▶ _Work required_
Extract the lines of the material below, beginning with the first and ending with the line that holds "X_DECADES = 12". Skip every picture.

▶ _Material provided_
§ §
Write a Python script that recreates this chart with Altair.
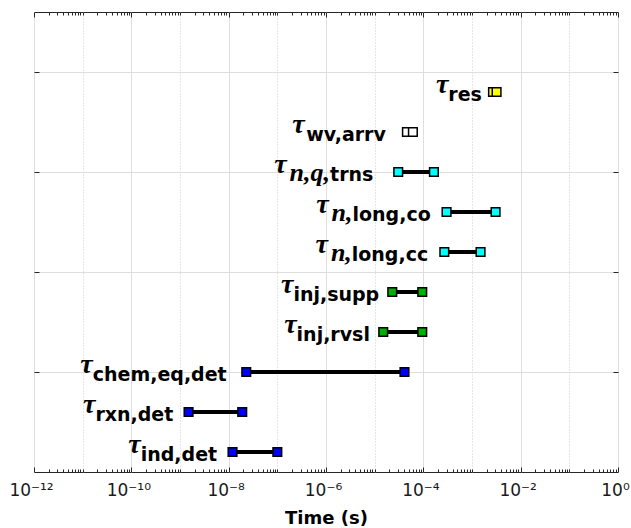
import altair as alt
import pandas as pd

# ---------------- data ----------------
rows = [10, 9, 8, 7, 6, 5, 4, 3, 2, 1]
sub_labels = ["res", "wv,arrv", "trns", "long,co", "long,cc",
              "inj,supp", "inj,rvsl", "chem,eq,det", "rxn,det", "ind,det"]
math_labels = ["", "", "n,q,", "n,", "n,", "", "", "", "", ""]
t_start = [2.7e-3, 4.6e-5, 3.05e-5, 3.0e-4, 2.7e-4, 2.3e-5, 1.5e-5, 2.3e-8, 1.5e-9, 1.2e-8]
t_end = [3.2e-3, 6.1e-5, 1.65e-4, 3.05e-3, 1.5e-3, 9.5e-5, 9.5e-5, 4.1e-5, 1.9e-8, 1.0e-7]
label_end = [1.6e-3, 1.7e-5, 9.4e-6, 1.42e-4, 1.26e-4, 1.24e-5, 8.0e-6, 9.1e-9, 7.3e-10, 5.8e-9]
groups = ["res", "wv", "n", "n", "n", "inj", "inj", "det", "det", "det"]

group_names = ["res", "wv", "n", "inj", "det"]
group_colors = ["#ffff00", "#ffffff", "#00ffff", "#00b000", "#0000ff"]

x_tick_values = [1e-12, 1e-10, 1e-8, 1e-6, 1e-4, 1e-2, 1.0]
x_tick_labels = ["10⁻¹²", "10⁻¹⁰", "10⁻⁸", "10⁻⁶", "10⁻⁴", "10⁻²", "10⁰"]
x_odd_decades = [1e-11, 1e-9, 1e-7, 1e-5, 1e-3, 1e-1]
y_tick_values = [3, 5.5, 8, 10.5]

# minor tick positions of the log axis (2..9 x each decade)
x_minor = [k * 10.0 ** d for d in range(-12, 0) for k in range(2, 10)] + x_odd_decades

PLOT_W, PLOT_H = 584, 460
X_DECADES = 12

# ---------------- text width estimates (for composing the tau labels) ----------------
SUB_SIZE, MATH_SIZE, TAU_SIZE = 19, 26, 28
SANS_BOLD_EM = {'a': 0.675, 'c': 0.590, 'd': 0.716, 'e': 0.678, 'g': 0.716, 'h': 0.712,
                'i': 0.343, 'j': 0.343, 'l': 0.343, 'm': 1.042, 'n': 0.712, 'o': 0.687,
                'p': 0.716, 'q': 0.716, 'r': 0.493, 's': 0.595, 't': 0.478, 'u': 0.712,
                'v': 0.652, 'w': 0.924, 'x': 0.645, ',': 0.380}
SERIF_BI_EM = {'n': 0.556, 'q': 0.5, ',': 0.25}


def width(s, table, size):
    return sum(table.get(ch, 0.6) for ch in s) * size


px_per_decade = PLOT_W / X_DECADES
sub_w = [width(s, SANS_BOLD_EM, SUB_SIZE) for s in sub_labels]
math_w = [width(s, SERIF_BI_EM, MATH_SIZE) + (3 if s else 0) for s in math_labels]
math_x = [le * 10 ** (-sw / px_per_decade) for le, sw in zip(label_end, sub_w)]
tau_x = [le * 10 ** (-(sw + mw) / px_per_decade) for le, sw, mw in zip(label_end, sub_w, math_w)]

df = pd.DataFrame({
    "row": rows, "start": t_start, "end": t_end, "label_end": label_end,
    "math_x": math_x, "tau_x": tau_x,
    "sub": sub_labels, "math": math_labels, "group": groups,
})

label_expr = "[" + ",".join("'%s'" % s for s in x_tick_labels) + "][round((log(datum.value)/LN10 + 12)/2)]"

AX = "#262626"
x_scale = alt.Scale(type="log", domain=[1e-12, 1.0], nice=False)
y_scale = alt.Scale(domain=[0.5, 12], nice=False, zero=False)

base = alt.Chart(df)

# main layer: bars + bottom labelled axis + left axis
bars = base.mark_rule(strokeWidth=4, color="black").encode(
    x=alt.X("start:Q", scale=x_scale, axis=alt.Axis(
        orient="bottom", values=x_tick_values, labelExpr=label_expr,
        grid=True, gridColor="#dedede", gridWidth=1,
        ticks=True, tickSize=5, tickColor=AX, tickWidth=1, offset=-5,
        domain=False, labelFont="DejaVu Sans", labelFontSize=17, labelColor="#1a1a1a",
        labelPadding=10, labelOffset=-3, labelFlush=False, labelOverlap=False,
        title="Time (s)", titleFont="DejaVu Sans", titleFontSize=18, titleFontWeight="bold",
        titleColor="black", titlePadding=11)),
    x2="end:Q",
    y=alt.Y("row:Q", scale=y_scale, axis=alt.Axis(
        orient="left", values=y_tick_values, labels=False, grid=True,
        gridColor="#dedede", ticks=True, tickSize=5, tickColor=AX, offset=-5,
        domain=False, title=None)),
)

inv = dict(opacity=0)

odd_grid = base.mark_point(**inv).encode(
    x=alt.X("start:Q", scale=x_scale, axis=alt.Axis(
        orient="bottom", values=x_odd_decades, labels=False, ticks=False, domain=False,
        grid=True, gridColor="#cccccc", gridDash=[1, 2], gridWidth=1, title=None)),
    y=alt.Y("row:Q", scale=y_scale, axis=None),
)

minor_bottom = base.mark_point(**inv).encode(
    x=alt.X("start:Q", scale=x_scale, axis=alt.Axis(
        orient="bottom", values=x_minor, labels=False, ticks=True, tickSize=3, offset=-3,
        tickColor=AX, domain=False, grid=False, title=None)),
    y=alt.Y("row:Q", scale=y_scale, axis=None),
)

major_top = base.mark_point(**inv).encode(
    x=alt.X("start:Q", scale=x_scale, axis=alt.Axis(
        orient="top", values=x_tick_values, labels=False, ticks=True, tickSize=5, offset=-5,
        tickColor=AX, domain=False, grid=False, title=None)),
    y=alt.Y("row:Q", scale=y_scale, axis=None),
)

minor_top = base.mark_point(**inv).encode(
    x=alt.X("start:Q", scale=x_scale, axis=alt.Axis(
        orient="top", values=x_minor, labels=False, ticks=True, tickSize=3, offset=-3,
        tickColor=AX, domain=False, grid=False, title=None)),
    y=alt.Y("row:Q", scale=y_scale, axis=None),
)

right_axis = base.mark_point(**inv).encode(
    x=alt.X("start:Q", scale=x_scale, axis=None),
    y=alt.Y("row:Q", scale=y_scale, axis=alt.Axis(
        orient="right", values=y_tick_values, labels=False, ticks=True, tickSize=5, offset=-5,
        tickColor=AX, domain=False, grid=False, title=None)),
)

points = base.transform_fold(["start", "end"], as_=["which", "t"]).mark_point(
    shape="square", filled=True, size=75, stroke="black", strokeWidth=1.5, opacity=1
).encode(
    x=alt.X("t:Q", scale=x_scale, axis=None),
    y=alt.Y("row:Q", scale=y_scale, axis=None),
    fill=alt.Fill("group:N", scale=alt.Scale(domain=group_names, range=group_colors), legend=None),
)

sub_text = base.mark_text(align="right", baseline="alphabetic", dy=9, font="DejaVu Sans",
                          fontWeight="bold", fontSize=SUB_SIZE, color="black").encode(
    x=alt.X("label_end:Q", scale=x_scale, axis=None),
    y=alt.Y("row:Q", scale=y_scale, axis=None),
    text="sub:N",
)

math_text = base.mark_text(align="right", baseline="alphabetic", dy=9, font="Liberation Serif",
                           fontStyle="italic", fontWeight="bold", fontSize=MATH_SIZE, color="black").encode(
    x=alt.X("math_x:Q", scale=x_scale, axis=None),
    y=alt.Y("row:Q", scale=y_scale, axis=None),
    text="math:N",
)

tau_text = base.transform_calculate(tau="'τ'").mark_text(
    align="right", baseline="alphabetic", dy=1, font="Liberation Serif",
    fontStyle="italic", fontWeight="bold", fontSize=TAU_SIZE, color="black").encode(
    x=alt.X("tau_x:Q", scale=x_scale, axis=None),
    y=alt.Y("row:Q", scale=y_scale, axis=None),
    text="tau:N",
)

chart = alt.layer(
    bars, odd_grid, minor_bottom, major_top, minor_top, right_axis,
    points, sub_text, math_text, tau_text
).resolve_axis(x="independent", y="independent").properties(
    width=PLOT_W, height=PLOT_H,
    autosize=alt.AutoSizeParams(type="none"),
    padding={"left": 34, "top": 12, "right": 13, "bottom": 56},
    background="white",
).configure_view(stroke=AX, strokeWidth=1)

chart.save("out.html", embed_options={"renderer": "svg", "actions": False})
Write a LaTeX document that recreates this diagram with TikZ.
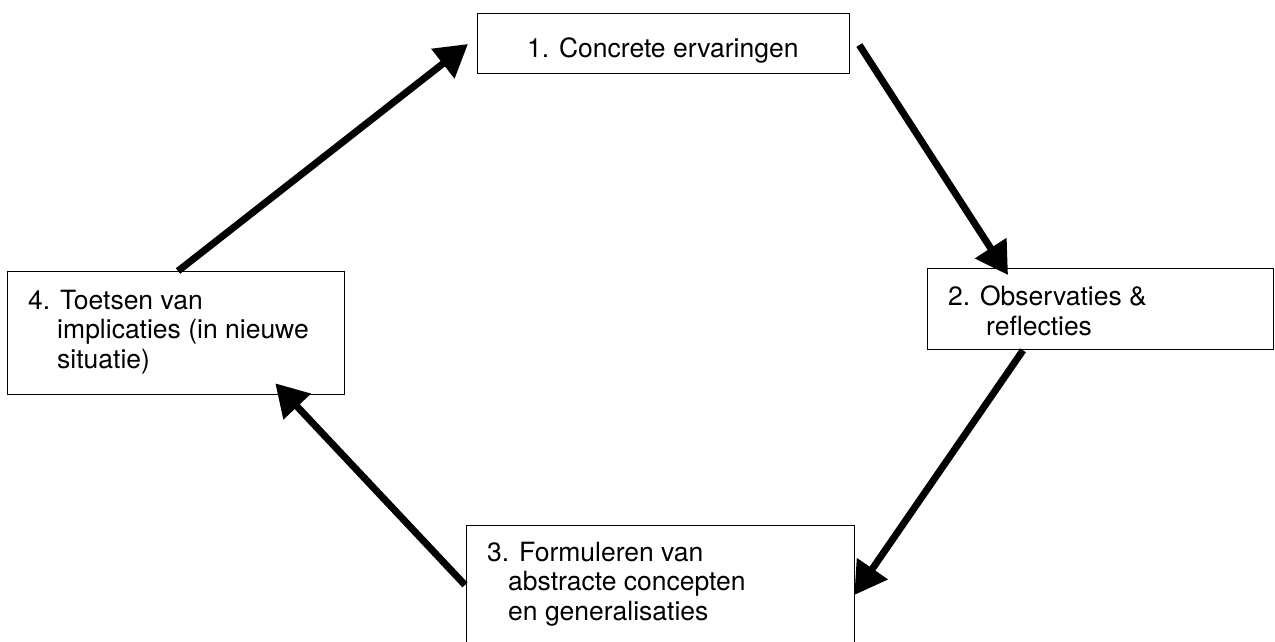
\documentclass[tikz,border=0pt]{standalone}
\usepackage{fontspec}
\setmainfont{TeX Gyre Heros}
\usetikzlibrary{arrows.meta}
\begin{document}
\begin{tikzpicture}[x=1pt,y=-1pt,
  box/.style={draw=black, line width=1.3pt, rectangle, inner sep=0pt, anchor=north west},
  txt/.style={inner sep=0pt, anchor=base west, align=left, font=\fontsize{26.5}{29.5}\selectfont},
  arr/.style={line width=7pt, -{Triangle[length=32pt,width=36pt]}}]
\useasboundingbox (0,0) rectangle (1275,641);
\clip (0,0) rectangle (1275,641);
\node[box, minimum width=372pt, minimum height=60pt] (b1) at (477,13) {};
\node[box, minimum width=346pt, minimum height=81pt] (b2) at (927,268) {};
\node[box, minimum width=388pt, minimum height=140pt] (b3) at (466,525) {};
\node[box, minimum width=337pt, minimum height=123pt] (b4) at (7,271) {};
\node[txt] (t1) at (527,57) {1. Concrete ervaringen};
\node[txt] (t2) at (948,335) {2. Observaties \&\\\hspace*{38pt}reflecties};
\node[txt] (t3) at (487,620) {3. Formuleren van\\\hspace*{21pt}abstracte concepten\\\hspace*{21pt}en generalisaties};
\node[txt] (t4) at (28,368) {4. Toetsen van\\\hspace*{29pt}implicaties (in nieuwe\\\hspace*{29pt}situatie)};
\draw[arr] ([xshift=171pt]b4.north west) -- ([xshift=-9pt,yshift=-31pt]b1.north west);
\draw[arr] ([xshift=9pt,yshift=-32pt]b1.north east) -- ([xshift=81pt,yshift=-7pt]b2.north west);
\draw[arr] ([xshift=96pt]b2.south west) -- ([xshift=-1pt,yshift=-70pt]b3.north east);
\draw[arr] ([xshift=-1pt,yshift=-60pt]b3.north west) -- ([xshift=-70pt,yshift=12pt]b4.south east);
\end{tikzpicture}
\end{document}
§ §
▶ _Written response_
Write a Python script that recreates this chart with Altair.
import altair as alt
import pandas as pd

# ---------------- data ----------------
rows = [10, 9, 8, 7, 6, 5, 4, 3, 2, 1]
sub_labels = ["res", "wv,arrv", "trns", "long,co", "long,cc",
              "inj,supp", "inj,rvsl", "chem,eq,det", "rxn,det", "ind,det"]
math_labels = ["", "", "n,q,", "n,", "n,", "", "", "", "", ""]
t_start = [2.7e-3, 4.6e-5, 3.05e-5, 3.0e-4, 2.7e-4, 2.3e-5, 1.5e-5, 2.3e-8, 1.5e-9, 1.2e-8]
t_end = [3.2e-3, 6.1e-5, 1.65e-4, 3.05e-3, 1.5e-3, 9.5e-5, 9.5e-5, 4.1e-5, 1.9e-8, 1.0e-7]
label_end = [1.6e-3, 1.7e-5, 9.4e-6, 1.42e-4, 1.26e-4, 1.24e-5, 8.0e-6, 9.1e-9, 7.3e-10, 5.8e-9]
groups = ["res", "wv", "n", "n", "n", "inj", "inj", "det", "det", "det"]

group_names = ["res", "wv", "n", "inj", "det"]
group_colors = ["#ffff00", "#ffffff", "#00ffff", "#00b000", "#0000ff"]

x_tick_values = [1e-12, 1e-10, 1e-8, 1e-6, 1e-4, 1e-2, 1.0]
x_tick_labels = ["10⁻¹²", "10⁻¹⁰", "10⁻⁸", "10⁻⁶", "10⁻⁴", "10⁻²", "10⁰"]
x_odd_decades = [1e-11, 1e-9, 1e-7, 1e-5, 1e-3, 1e-1]
y_tick_values = [3, 5.5, 8, 10.5]

# minor tick positions of the log axis (2..9 x each decade)
x_minor = [k * 10.0 ** d for d in range(-12, 0) for k in range(2, 10)] + x_odd_decades

PLOT_W, PLOT_H = 584, 460
X_DECADES = 12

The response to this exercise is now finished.